- [Set problem]:
Copy out the lines that have "diagram" in them.
[Begin]
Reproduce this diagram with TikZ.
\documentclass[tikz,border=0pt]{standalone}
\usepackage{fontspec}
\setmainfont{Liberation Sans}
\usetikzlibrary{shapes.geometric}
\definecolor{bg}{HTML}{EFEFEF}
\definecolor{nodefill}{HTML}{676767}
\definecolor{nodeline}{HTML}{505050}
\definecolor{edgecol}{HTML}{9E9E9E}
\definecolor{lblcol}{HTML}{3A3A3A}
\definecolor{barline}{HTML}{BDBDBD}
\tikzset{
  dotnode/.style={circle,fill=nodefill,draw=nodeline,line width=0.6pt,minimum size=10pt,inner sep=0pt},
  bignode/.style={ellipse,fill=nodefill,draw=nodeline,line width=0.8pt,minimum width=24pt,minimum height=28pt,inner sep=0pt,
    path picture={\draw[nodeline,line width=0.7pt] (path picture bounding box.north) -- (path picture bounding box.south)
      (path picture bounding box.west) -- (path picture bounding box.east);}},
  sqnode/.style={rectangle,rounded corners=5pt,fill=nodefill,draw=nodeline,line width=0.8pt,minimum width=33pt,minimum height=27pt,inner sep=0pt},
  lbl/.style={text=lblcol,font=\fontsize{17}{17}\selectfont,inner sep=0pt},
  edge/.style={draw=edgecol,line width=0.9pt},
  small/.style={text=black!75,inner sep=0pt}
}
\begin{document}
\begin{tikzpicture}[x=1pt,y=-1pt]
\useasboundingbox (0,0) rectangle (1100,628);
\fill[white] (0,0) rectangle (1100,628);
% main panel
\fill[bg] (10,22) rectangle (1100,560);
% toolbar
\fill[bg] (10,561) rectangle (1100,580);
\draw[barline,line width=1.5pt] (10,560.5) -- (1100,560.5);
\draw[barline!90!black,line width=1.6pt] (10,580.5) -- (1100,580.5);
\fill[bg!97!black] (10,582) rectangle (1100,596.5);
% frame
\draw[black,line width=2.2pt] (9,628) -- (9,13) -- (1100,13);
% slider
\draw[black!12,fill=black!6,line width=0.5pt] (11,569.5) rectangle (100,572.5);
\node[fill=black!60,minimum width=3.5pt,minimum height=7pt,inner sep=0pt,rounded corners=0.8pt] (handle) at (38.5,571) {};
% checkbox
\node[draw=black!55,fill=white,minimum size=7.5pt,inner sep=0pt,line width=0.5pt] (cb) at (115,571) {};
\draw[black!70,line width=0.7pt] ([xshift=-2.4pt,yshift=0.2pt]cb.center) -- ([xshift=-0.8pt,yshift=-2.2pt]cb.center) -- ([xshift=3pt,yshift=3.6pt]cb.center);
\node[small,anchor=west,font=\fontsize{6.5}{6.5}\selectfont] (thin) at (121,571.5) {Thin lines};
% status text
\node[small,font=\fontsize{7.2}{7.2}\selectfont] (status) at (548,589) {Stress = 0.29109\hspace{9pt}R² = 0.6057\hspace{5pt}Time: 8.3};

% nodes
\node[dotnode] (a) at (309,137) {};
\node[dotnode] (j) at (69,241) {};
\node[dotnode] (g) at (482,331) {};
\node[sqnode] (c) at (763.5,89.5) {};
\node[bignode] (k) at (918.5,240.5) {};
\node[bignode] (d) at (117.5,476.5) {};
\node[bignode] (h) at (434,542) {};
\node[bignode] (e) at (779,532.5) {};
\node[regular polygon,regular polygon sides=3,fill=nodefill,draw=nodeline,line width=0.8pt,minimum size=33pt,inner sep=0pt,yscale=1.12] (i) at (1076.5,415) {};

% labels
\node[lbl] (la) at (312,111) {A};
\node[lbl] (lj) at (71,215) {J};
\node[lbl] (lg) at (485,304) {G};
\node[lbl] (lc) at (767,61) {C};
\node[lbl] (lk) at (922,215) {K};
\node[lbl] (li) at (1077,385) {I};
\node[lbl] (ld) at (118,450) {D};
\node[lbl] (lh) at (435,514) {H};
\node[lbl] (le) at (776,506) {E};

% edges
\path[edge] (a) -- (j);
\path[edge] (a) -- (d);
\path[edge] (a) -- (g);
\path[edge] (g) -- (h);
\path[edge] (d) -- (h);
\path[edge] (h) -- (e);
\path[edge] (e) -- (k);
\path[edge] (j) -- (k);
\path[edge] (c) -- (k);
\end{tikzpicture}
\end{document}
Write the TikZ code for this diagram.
[End]
- [Written solution]:
Reproduce this diagram with TikZ.
Write the TikZ code for this diagram.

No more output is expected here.